begin

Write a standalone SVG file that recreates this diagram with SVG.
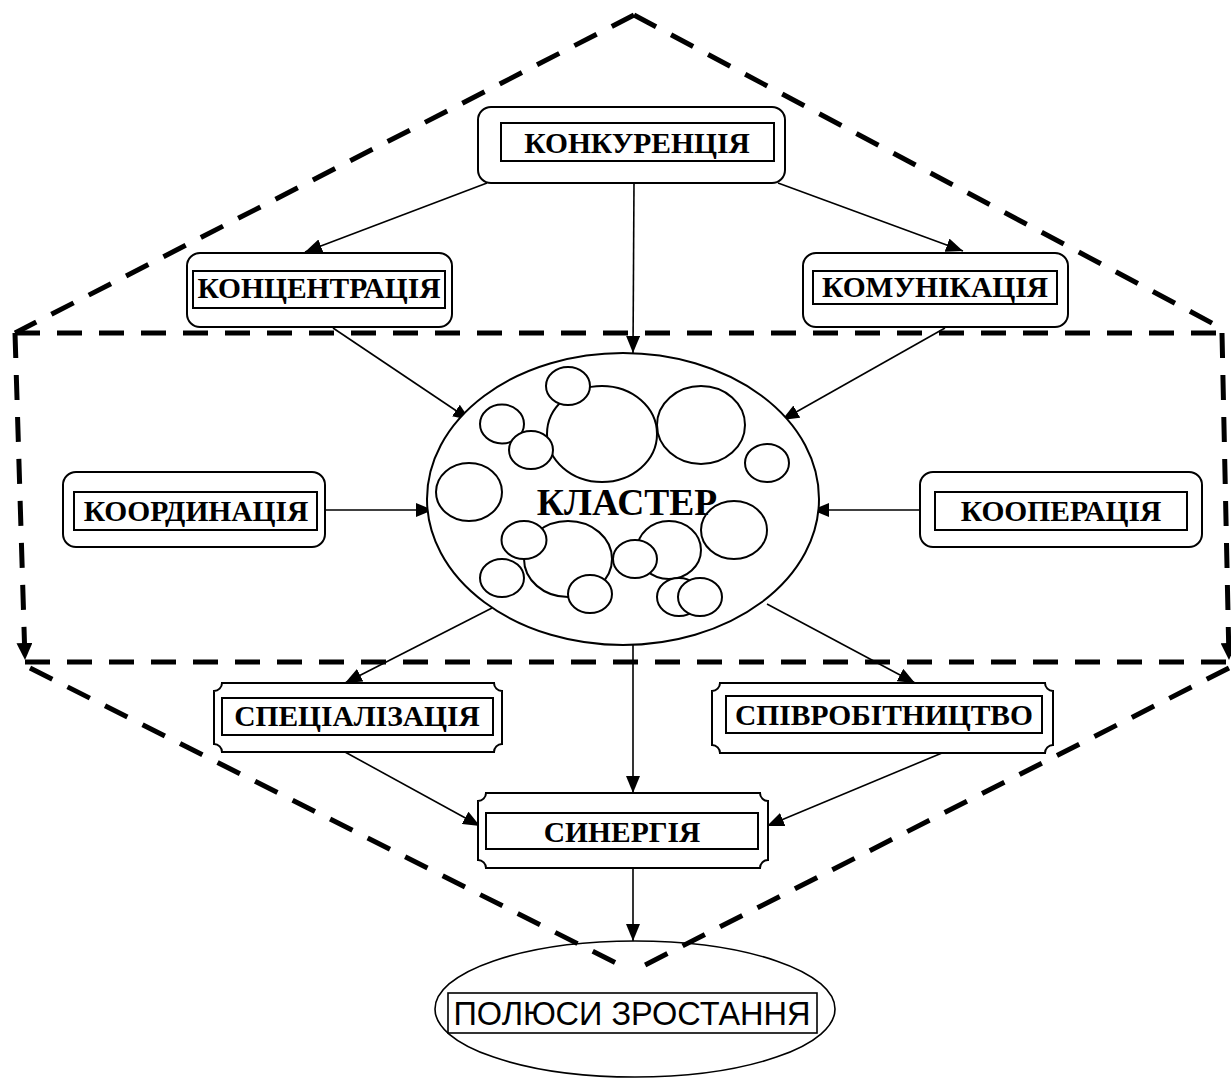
<svg xmlns="http://www.w3.org/2000/svg" width="1231" height="1081" viewBox="0 0 1231 1081">
<style>
.box{fill:#fff;stroke:#000;stroke-width:2}
.inner{fill:none;stroke:#000;stroke-width:2}
.t{font-family:"Liberation Serif","Times New Roman",serif;font-weight:bold;font-size:29.5px;text-anchor:middle;fill:#000}
.c{fill:#fff;stroke:#000;stroke-width:2}
.dash{fill:none;stroke:#000;stroke-width:5;stroke-dasharray:25 17}
.conn line{stroke:#000;stroke-width:1.6;marker-end:url(#arr)}
</style>
<defs>
<marker id="arr" markerUnits="userSpaceOnUse" markerWidth="18" markerHeight="14" refX="17" refY="7" orient="auto">
<path d="M0,0 L17,7 L0,14 Z" fill="#000"/>
</marker>
<marker id="darr" markerUnits="userSpaceOnUse" markerWidth="18" markerHeight="16" refX="17" refY="8" orient="auto">
<path d="M0,0 L17,8 L0,16 Z" fill="#000"/>
</marker>
</defs>
<rect width="1231" height="1081" fill="#fff"/>

<g id="frame">
<path class="dash" d="M634,15 L15,333"/>
<path class="dash" d="M634,15 L1225,330"/>
<path class="dash" d="M15,333 H1222"/>
<path class="dash" d="M15,333 L25,660" marker-end="url(#darr)"/>
<path class="dash" d="M1222,333 L1229,660" marker-end="url(#darr)"/>
<path class="dash" d="M25,662 H1229"/>
<path class="dash" d="M30,668 L622,966"/>
<path class="dash" d="M1229,668 L643,966"/>
</g>

<g class="conn" id="connectors">
<line x1="487" y1="183" x2="305" y2="252"/>
<line x1="778" y1="183" x2="963" y2="251"/>
<line x1="634" y1="183" x2="633" y2="353"/>
<line x1="333" y1="328" x2="470" y2="420"/>
<line x1="945" y1="328" x2="782" y2="420"/>
<line x1="325" y1="510" x2="433" y2="510"/>
<line x1="920" y1="510" x2="812" y2="510"/>
<line x1="492" y1="608" x2="345" y2="683"/>
<line x1="767" y1="604" x2="915" y2="683"/>
<line x1="633" y1="644" x2="633" y2="793"/>
<line x1="345" y1="752" x2="480" y2="826"/>
<line x1="942" y1="753" x2="767" y2="826"/>
<line x1="633" y1="868" x2="633" y2="941"/>
</g>

<g id="konkurentsiia">
<rect class="box" x="478" y="107" width="307" height="76" rx="13"/>
<rect class="inner" x="501" y="123" width="273" height="38"/>
<text class="t" x="637" y="153">КОНКУРЕНЦІЯ</text>
</g>

<g id="kontsentratsiia">
<rect class="box" x="187" y="253" width="265" height="74" rx="13"/>
<rect class="inner" x="193" y="271" width="252" height="37"/>
<text class="t" x="319" y="298">КОНЦЕНТРАЦІЯ</text>
</g>

<g id="komunikatsiia">
<rect class="box" x="803" y="253" width="265" height="74" rx="13"/>
<rect class="inner" x="813" y="271" width="244" height="33"/>
<text class="t" x="935" y="297">КОМУНІКАЦІЯ</text>
</g>

<g id="koordynatsiia">
<rect class="box" x="63" y="472" width="262" height="75" rx="13"/>
<rect class="inner" x="74" y="492" width="243" height="38"/>
<text class="t" x="196" y="521">КООРДИНАЦІЯ</text>
</g>

<g id="kooperatsiia">
<rect class="box" x="920" y="472" width="282" height="75" rx="13"/>
<rect class="inner" x="935" y="492" width="252" height="38"/>
<text class="t" x="1061" y="521">КООПЕРАЦІЯ</text>
</g>

<g id="klaster">
<ellipse class="c" cx="623" cy="499" rx="196" ry="146"/>
<ellipse class="c" cx="602" cy="434" rx="55" ry="48"/>
<ellipse class="c" cx="568" cy="386" rx="22" ry="19"/>
<ellipse class="c" cx="701" cy="425" rx="44" ry="39"/>
<ellipse class="c" cx="502" cy="424" rx="22" ry="19.5"/>
<ellipse class="c" cx="531" cy="450" rx="22" ry="19"/>
<ellipse class="c" cx="767" cy="463" rx="22" ry="19"/>
<ellipse class="c" cx="469" cy="492" rx="33" ry="29"/>
<ellipse class="c" cx="734" cy="530" rx="33" ry="29"/>
<ellipse class="c" cx="568" cy="559" rx="44" ry="38"/>
<ellipse class="c" cx="524" cy="540" rx="22.5" ry="19"/>
<ellipse class="c" cx="502" cy="578" rx="22" ry="19"/>
<ellipse class="c" cx="590" cy="594" rx="22" ry="19"/>
<ellipse class="c" cx="669" cy="550" rx="32" ry="29"/>
<ellipse class="c" cx="635" cy="559" rx="22" ry="19"/>
<ellipse class="c" cx="679" cy="597" rx="22" ry="19"/>
<ellipse class="c" cx="700" cy="597" rx="22" ry="19"/>
<text class="t" x="627" y="515" style="font-size:37.5px">КЛАСТЕР</text>
</g>

<g id="spetsializatsiia">
<path class="box" d="M222,683 H494 A8,8 0 0 0 502,691 V744 A8,8 0 0 0 494,752 H222 A8,8 0 0 0 214,744 V691 A8,8 0 0 0 222,683 Z"/>
<rect class="inner" x="222" y="698" width="271" height="37"/>
<text class="t" x="357" y="726">СПЕЦІАЛІЗАЦІЯ</text>
</g>

<g id="spivrobitnytstvo">
<path class="box" d="M720,683 H1045 A8,8 0 0 0 1053,691 V745 A8,8 0 0 0 1045,753 H720 A8,8 0 0 0 712,745 V691 A8,8 0 0 0 720,683 Z"/>
<rect class="inner" x="726" y="696" width="316" height="37"/>
<text class="t" x="884" y="725">СПІВРОБІТНИЦТВО</text>
</g>

<g id="synerhiia">
<path class="box" d="M486,793 H760 A8,8 0 0 0 768,801 V860 A8,8 0 0 0 760,868 H486 A8,8 0 0 0 478,860 V801 A8,8 0 0 0 486,793 Z"/>
<rect class="inner" x="486" y="813" width="272" height="36"/>
<text class="t" x="622" y="842">СИНЕРГІЯ</text>
</g>

<g id="polyusy">
<ellipse fill="none" stroke="#000" stroke-width="1.6" cx="635" cy="1009" rx="200" ry="68"/>
<rect fill="none" stroke="#000" stroke-width="1.6" x="448" y="993" width="369" height="40"/>
<text x="632" y="1025" style="font-family:'Liberation Sans',Arial,sans-serif;font-size:32.5px;text-anchor:middle">ПОЛЮСИ ЗРОСТАННЯ</text>
</g>
</svg>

end

» **GOAL**
Omit every picture, then reproduce the rest of the listing exactly.

» **CORRECT ANSWER**
Write a standalone SVG file that recreates this diagram with SVG.
<svg xmlns="http://www.w3.org/2000/svg" width="1231" height="1081" viewBox="0 0 1231 1081">
<style>
.box{fill:#fff;stroke:#000;stroke-width:2}
.inner{fill:none;stroke:#000;stroke-width:2}
.t{font-family:"Liberation Serif","Times New Roman",serif;font-weight:bold;font-size:29.5px;text-anchor:middle;fill:#000}
.c{fill:#fff;stroke:#000;stroke-width:2}
.dash{fill:none;stroke:#000;stroke-width:5;stroke-dasharray:25 17}
.conn line{stroke:#000;stroke-width:1.6;marker-end:url(#arr)}
</style>
<defs>
<marker id="arr" markerUnits="userSpaceOnUse" markerWidth="18" markerHeight="14" refX="17" refY="7" orient="auto">
<path d="M0,0 L17,7 L0,14 Z" fill="#000"/>
</marker>
<marker id="darr" markerUnits="userSpaceOnUse" markerWidth="18" markerHeight="16" refX="17" refY="8" orient="auto">
<path d="M0,0 L17,8 L0,16 Z" fill="#000"/>
</marker>
</defs>
<rect width="1231" height="1081" fill="#fff"/>

<g id="frame">
<path class="dash" d="M634,15 L15,333"/>
<path class="dash" d="M634,15 L1225,330"/>
<path class="dash" d="M15,333 H1222"/>
<path class="dash" d="M15,333 L25,660" marker-end="url(#darr)"/>
<path class="dash" d="M1222,333 L1229,660" marker-end="url(#darr)"/>
<path class="dash" d="M25,662 H1229"/>
<path class="dash" d="M30,668 L622,966"/>
<path class="dash" d="M1229,668 L643,966"/>
</g>

<g class="conn" id="connectors">
<line x1="487" y1="183" x2="305" y2="252"/>
<line x1="778" y1="183" x2="963" y2="251"/>
<line x1="634" y1="183" x2="633" y2="353"/>
<line x1="333" y1="328" x2="470" y2="420"/>
<line x1="945" y1="328" x2="782" y2="420"/>
<line x1="325" y1="510" x2="433" y2="510"/>
<line x1="920" y1="510" x2="812" y2="510"/>
<line x1="492" y1="608" x2="345" y2="683"/>
<line x1="767" y1="604" x2="915" y2="683"/>
<line x1="633" y1="644" x2="633" y2="793"/>
<line x1="345" y1="752" x2="480" y2="826"/>
<line x1="942" y1="753" x2="767" y2="826"/>
<line x1="633" y1="868" x2="633" y2="941"/>
</g>

<g id="konkurentsiia">
<rect class="box" x="478" y="107" width="307" height="76" rx="13"/>
<rect class="inner" x="501" y="123" width="273" height="38"/>
<text class="t" x="637" y="153">КОНКУРЕНЦІЯ</text>
</g>

<g id="kontsentratsiia">
<rect class="box" x="187" y="253" width="265" height="74" rx="13"/>
<rect class="inner" x="193" y="271" width="252" height="37"/>
<text class="t" x="319" y="298">КОНЦЕНТРАЦІЯ</text>
</g>

<g id="komunikatsiia">
<rect class="box" x="803" y="253" width="265" height="74" rx="13"/>
<rect class="inner" x="813" y="271" width="244" height="33"/>
<text class="t" x="935" y="297">КОМУНІКАЦІЯ</text>
</g>

<g id="koordynatsiia">
<rect class="box" x="63" y="472" width="262" height="75" rx="13"/>
<rect class="inner" x="74" y="492" width="243" height="38"/>
<text class="t" x="196" y="521">КООРДИНАЦІЯ</text>
</g>

<g id="kooperatsiia">
<rect class="box" x="920" y="472" width="282" height="75" rx="13"/>
<rect class="inner" x="935" y="492" width="252" height="38"/>
<text class="t" x="1061" y="521">КООПЕРАЦІЯ</text>
</g>

<g id="klaster">
<ellipse class="c" cx="623" cy="499" rx="196" ry="146"/>
<ellipse class="c" cx="602" cy="434" rx="55" ry="48"/>
<ellipse class="c" cx="568" cy="386" rx="22" ry="19"/>
<ellipse class="c" cx="701" cy="425" rx="44" ry="39"/>
<ellipse class="c" cx="502" cy="424" rx="22" ry="19.5"/>
<ellipse class="c" cx="531" cy="450" rx="22" ry="19"/>
<ellipse class="c" cx="767" cy="463" rx="22" ry="19"/>
<ellipse class="c" cx="469" cy="492" rx="33" ry="29"/>
<ellipse class="c" cx="734" cy="530" rx="33" ry="29"/>
<ellipse class="c" cx="568" cy="559" rx="44" ry="38"/>
<ellipse class="c" cx="524" cy="540" rx="22.5" ry="19"/>
<ellipse class="c" cx="502" cy="578" rx="22" ry="19"/>
<ellipse class="c" cx="590" cy="594" rx="22" ry="19"/>
<ellipse class="c" cx="669" cy="550" rx="32" ry="29"/>
<ellipse class="c" cx="635" cy="559" rx="22" ry="19"/>
<ellipse class="c" cx="679" cy="597" rx="22" ry="19"/>
<ellipse class="c" cx="700" cy="597" rx="22" ry="19"/>
<text class="t" x="627" y="515" style="font-size:37.5px">КЛАСТЕР</text>
</g>

<g id="spetsializatsiia">
<path class="box" d="M222,683 H494 A8,8 0 0 0 502,691 V744 A8,8 0 0 0 494,752 H222 A8,8 0 0 0 214,744 V691 A8,8 0 0 0 222,683 Z"/>
<rect class="inner" x="222" y="698" width="271" height="37"/>
<text class="t" x="357" y="726">СПЕЦІАЛІЗАЦІЯ</text>
</g>

<g id="spivrobitnytstvo">
<path class="box" d="M720,683 H1045 A8,8 0 0 0 1053,691 V745 A8,8 0 0 0 1045,753 H720 A8,8 0 0 0 712,745 V691 A8,8 0 0 0 720,683 Z"/>
<rect class="inner" x="726" y="696" width="316" height="37"/>
<text class="t" x="884" y="725">СПІВРОБІТНИЦТВО</text>
</g>

<g id="synerhiia">
<path class="box" d="M486,793 H760 A8,8 0 0 0 768,801 V860 A8,8 0 0 0 760,868 H486 A8,8 0 0 0 478,860 V801 A8,8 0 0 0 486,793 Z"/>
<rect class="inner" x="486" y="813" width="272" height="36"/>
<text class="t" x="622" y="842">СИНЕРГІЯ</text>
</g>

<g id="polyusy">
<ellipse fill="none" stroke="#000" stroke-width="1.6" cx="635" cy="1009" rx="200" ry="68"/>
<rect fill="none" stroke="#000" stroke-width="1.6" x="448" y="993" width="369" height="40"/>
<text x="632" y="1025" style="font-family:'Liberation Sans',Arial,sans-serif;font-size:32.5px;text-anchor:middle">ПОЛЮСИ ЗРОСТАННЯ</text>
</g>
</svg>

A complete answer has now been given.